NextImg:Opinion | How William F. Buckley Jr. Wrote Trump’s Playbook

In a memorable exchange during a Republican primary debate in January 2016, Senator Ted Cruz of Texas needled the upstart candidate Donald Trump, saying he was not a true conservative and adding, “Not a lot of conservatives come out of Manhattan.”

Mr. Trump was ready with a retort. “Conservatives actually do come out of Manhattan,” he replied, “including William F. Buckley.”

It was obvious why Mr. Trump would invoke William F. Buckley Jr. — the author, columnist, magazine editor, TV debater and political candidate who died at 82 in 2008 (and who did work for decades in Manhattan). Mr. Buckley was the leading intellectual architect of the modern conservative movement — indeed, he personified it for more than 50 years.

But by what reasoning could Mr. Trump rightfully claim a connection with him? Outwardly, Mr. Buckley, with his patrician manner, salon wit and gold-plated vocabulary, his passion for Bach and connoisseur’s taste for fine writing, could not have been less like Mr. Trump. And in policy terms, Mr. Trump’s love of tariffs, defense of entitlement programs and isolationist tendencies were at odds with Mr. Buckley’s fondness for the free market, skepticism of big government and support for a muscular foreign policy.

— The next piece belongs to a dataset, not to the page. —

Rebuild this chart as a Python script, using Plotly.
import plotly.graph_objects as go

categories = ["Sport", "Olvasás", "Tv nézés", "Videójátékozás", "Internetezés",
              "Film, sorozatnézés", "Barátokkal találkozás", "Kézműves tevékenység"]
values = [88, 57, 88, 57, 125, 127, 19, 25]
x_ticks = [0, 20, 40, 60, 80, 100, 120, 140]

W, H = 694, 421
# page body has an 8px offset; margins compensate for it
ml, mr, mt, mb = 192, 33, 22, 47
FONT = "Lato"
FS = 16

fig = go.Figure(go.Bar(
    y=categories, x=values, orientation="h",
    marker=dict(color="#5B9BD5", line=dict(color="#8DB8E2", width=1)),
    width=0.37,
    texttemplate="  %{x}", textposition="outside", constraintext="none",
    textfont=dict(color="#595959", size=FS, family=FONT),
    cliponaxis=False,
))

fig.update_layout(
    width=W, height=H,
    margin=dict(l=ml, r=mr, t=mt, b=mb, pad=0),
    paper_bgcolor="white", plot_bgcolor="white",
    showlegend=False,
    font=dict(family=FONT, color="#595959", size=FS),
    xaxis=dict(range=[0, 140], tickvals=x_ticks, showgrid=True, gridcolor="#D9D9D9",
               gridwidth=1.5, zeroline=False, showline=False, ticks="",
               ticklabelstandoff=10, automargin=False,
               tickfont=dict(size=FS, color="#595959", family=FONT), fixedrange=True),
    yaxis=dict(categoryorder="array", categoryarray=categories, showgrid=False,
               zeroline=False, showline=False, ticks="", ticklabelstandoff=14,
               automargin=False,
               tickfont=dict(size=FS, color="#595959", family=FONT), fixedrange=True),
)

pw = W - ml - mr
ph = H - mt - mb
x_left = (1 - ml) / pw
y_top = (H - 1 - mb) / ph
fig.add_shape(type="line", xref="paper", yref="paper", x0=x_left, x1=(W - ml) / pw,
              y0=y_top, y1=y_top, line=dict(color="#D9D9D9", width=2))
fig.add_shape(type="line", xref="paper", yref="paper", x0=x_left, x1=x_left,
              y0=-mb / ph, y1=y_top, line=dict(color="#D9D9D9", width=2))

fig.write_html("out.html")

In fact, in the winter of 2016, the editors of National Review, the venerable political journal Mr. Buckley founded in 1955, devoted an entire issue to making the case against Mr. Trump. They invited conservatives “across the spectrum” to argue that he was a “philosophically unmoored political opportunist who would trash the broad conservative ideological consensus within the G.O.P. in favor of a free-floating populism with strongman overtones.”

Since then, the ranks of anti- or “never” Trump conservatives have thinned almost to extinction, in the pages of National Review and elsewhere. Mr. Trump controls the Republican Party top to bottom and commands the loyalty of its policy minds as well as the thriving right-wing media ecosphere. His vision, it seems, has prevailed.